BIORTHOGONAL COUPLING-COEFFICIENTS OF U(Q)(N)

The coupling (Wigner-Clebsch-Gordan) coefficients and their isofactors for the unitary quantum algebras u(q)(n) with the repeating irreducible representations in the coproduct decomposition are considered. Generalizing the U(n) case, the biorthogonal systems of the u(q)(n) isofactors with the dual multiplicity labels are constructed by means of the recoupling technique in terms of the isofactors with simpler multiplicity structure. A first construction, correlated with the inverted Littlewood-Richardson rules, gives the bilinear combinations of isofactors after applying the proportionality of the q-recoupiing (Racah) coefficients to the boundary q-isofactors.
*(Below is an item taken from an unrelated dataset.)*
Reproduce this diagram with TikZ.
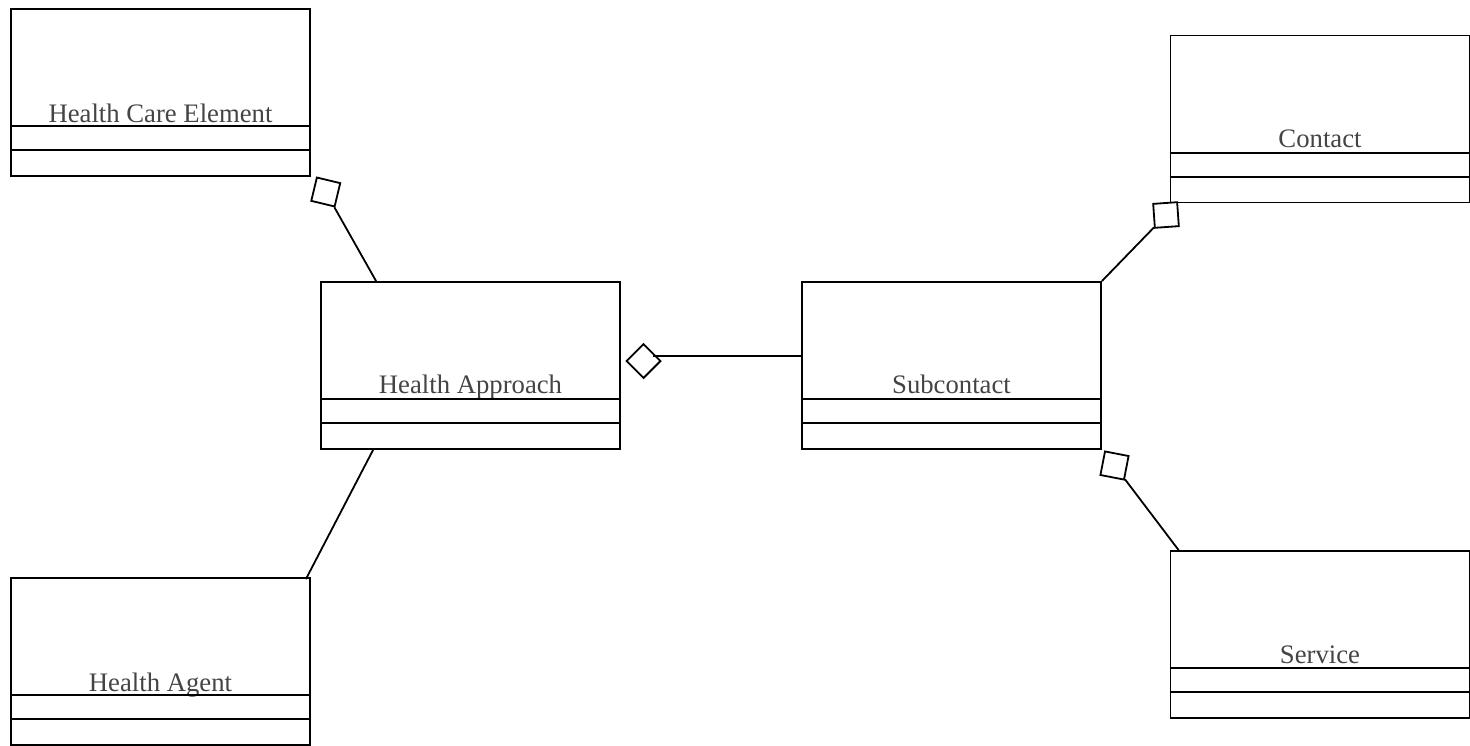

An alternative recursive construction gives the nonorthogonal q-isofactors satisfying the most elementary boundary conditions and proportional to the u(q)(n-1) recoupling coefficients for some less restricted values of parameters. Some multiplicity-free and more general u(q)(n) recoupling coefficients are found, the blocks (bilinear combinations) of which (equal to the resubducing coefficients of the complementary chains of q-algebras) are proposed to use for the orthonormalization of some u(q)(n) biorthogonal isofactors, including the general u(q)(3) case.